Wherever the influence of our bustling Western civilization touches the art of the Orient, it does so to its detriment. It used to be said of Japan, years ago, that it was impossible to obtain the exact duplicate of an article purchased there. Each decoration, being the product of the artist's inspiration of the moment, could not be repeated. It was not until tons of French china had been sent into the country to be adorned with designs exactly similar, that the work of the Japanese decorators lost the touch of individuality which had stamped it as the work of the artist rather than of the artisan. The latest importations of Oriental rugs bear the hall-mark of a like degeneracy in their leaning toward our domestic "Smyrna" patterns, and the colors resulting from the use of the hideous aniline dyes lately introduced into the factories of the East.
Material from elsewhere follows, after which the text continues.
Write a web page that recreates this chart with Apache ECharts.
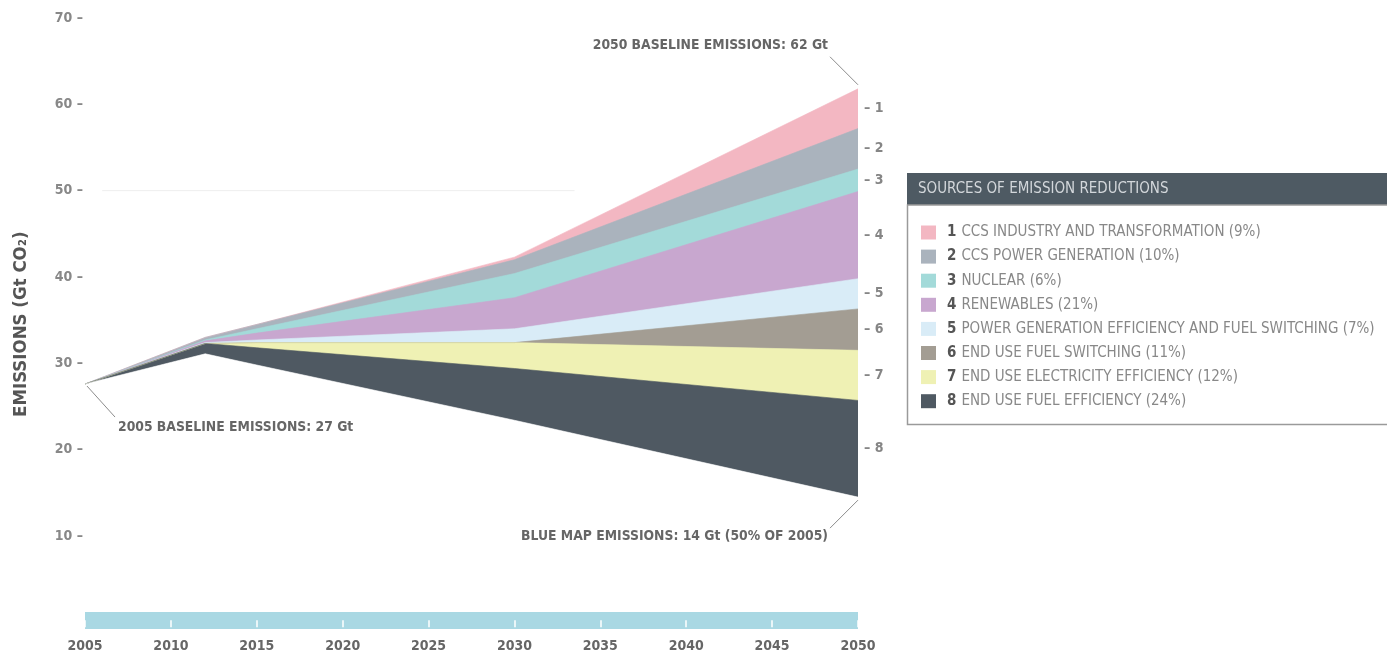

So hopeless has been the effect of the latter, that one house, extensively engaged in the selling of Oriental carpets, has a sheltered tin roof, whereon the worst of their new rugs are stretched for weeks at a time, alternately flooded by the hose and baked by the sun, in the effort to subdue their appalling harshness of tone. It is safe to assert that exposure to the sun and rains of seasons would never enable them to compare with the soft richness of the camel's wool, or the harmonious hues of the handmade vegetable dyes of former years. The fact that a rug is of Oriental origin no longer insures its being desirable, nor even passable, from the artist's standpoint.